To think that it's ok to want to bring up your children and to be a mother, just as it's ok to go out to work instead?

(432 Posts)

MNHQ have commented on this thread.

bronya Thu 05-Dec-13 17:22:14

I was brought up to 'have a career' and to think about work not babies. I admit I'd be bored doing nothing, and love the tutoring that I do - but I have no wish at ALL to be the main wage earner and leave the childcare to someone else. When my DS was born, it felt like I was complete. I'm happier, have more self esteem and confidence than I've ever had. I've met many other mums who feel similarly. Surely, our choice is just as valid as those who are WOHM? The point of feminism was that we should have that choice - whichever one we choose is our decision, surely?

Bumblebzz Tue 10-Dec-13 15:12:18

Retro

I see what you are looking for but unless it's economically viable I don't see it happening. It is in the government's interest (and by government you can read country, us, our collective bank balance, to pay all our national bills/debts etc) to encourage more women to work outside the home as its boosts the economy (cf. womenomics) but other than being seen to help couples, there is no economic value (that I can think of) for the government to help SAHPs be SAHPs.
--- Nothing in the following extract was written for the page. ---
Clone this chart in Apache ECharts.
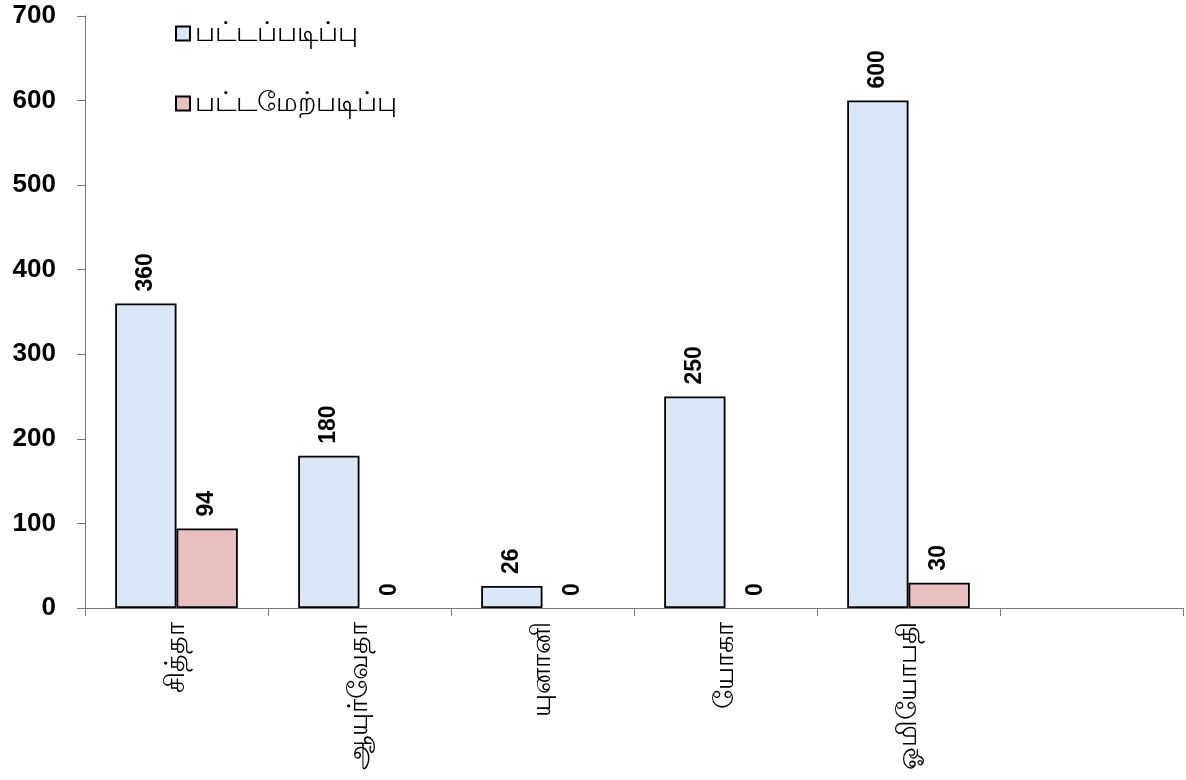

Permanentlyexhausted Tue 10-Dec-13 15:16:45

Exactly that, Bumble, as helping SAHPs to be SAHPs doesn't stop skilled workers dropping out of the workforce; quite the opposite.

jellybeans Tue 10-Dec-13 16:24:57

'the problem you have is SAH is only 10% of women so you wont win in a democracy.'Where did you get that stat? is that of all women?

I read that of mothers with young children, roughly 1/3 stay at home, 1/3 work part time and 1/3 work full time. So 2/3 have a SAHP or p/t worker which could be anywhere from 1 hr a week to many hours.

BitOutOfPractice Tue 10-Dec-13 16:37:33

It keeps coming back to the top of my "threads you're on" list PE! I must have the attantion span of a gnat

YouAreMyFavouriteWasteOfTime Tue 10-Dec-13 16:43:09

i cannot find the reference. but it was in the news a while back. but its not inconsistent with your figures (its not looking a SAH on young DC).

Philoslothy Tue 10-Dec-13 18:51:18

Retro, why would you want help with childcare costs when you don't need childcare? If you went out to work, you most also be able to claim for help with childcare - you have chosen not to work.

It would be like me moaning that I don't get Boots Advantage Card points because I choose to shop in Superdrug.

I think if you post strong opinions with passion people are going to direct questions at you and remember your posting history. Most of us don't feel that strongly and therefore you stand out. Most of us experience life as a SAHP or a working parent and therefore do not see things to be quite as black and white.

I think you may have a point about tax allowance.

As a poster above said this is more about the cost of childcare than having a pop at SAHP. I have benefitted from a very expensive state education, I was expensive to train as a teacher. If I had trained as a doctor I would be even more expensive to train, it seems daft to spend all that taxpayers money on training me and then have me out of the work place for decades to look after my children .

One person who earns 50K is on a very good wage, that is what I earn and I do see my wage as a very good wage? It is about double the average wage, the difference is that you are choosing to support your whole family on that wage. For many families being able to support their whole family on one wage is a luxury.

I agree that childcare should be available to help people train for the work place.

Chunderella Tue 10-Dec-13 20:50:52

Late reply retro but you asked what i was on about. I'll summarise:

1. It is a bit rich to be complaining about other people being supported to make choices that don't put any money back in the pot, when you yourself were happy to trouser 5 figures in child benefit whilst doing just that. It is a pot kettle black situation.

2. You said everyone should get the same support from the state, be it a lot or a little. I think this is a bad idea, because there are people who need much more help than I do. I don't feel like I ought to get 60 quid a week child tax credits simply because some other people do, for the sake of equality. The country couldn't afford to pay us all at that level of child tax credits, but if the amount that some poorer people are getting was reduced in order to provide me with money I don't need, there would be children going cold and hungry. As a supporter of universal child benefit, I don't even mind people with 3 getting more than I do for 1. Even though, applying your theory, why should you pre CB means testing have been entitled to more than me just because you have more kids? All families should get the same regardless of need! (but not free school meals for key stage 1, though).